What's interesting about this set up is this. By dividing things into "thirds" you are in essence taking a stance on the market. A trader that is 1/3rd short and 2/3rds long is in essence showing a market bias to the bullish side, but he/she didn't make that market call based on emotion, but only based on previous observations of how bond YIELDS affected stock prices as correlated with the QQQ.
What I also like about this strategy is this. If you're managing your account properly and only working off the base amount (example was $10,000,000 as an institutional trader would do), then you can begin testing your strategy over time. If the account grows to $11,00,000, you are NOT basing your 1/3rd off of that number. You ONLY use $10,000,000. That $1,000,000 is your profit and rainy day fund from your hard work.
Now, if you're $10,000,000 becomes $9,000,000 guess what? Something is wrong with your trading scenario and things aren't working as you thought they should. It's either time to understand what is going wrong, or fine tune your action points.
For example, if I'm short 1/3rd today at $41.75 and the QQQ moves to $43 because YIELDS have turned higher, then I don't need to panic as 2/3rd of my money is on the right side of the market. I could have made more money had I been 3/3rds net long. OK, so where is that point at? As a trader, you understand that you're going to have losses from time to time. The key to maximizing return is to manage the portfolio has a whole.

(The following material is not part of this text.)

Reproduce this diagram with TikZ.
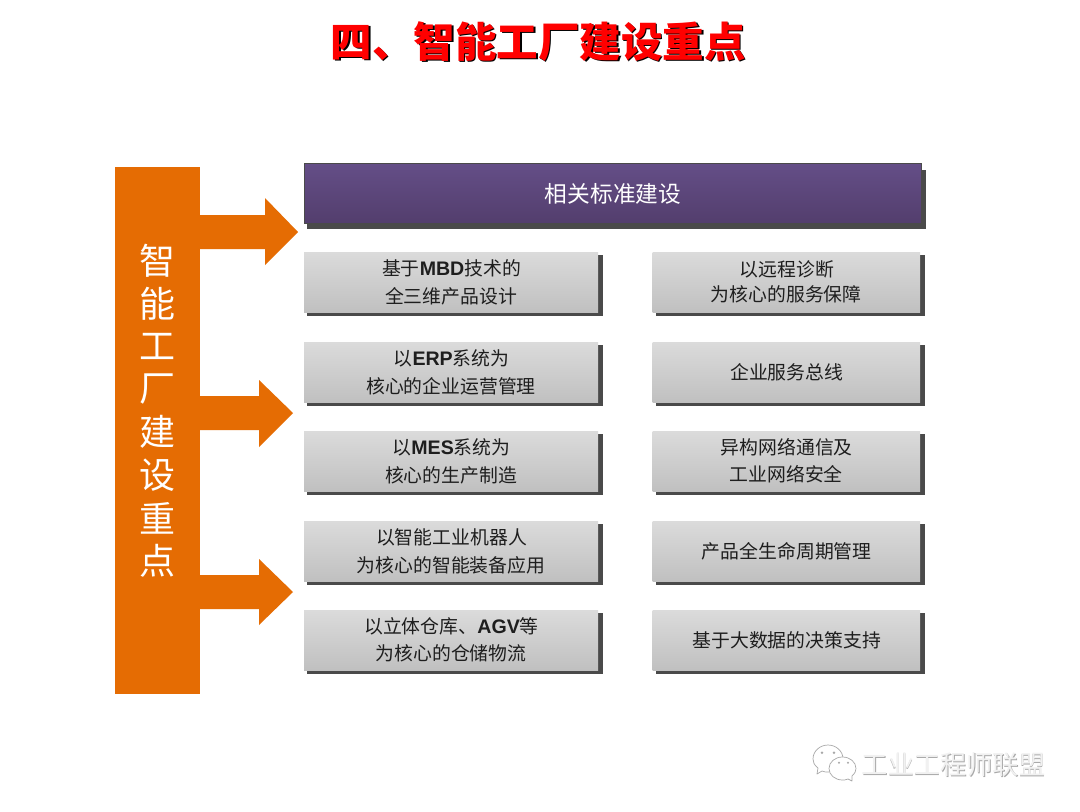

Right now I think it is a good idea to be mixing in some shorts with some longs. I've established a portfolio based on the above scenario and it will help keep me on the right side of things. I did this yesterday when I thought a short-term traders would be in the QQQ at the $40.20 level on the bullish side. This morning, when the 5-year YIELD dipped below it's relative low, I switched the portfolio tracker to short 1/3rd, but still long 2/3rds. See how if you can implement this into your trading.
So, right now I guess you'd have to say I'm 66% bullish and 33% bearish on the QQQ. Ooops! I can never be neutral.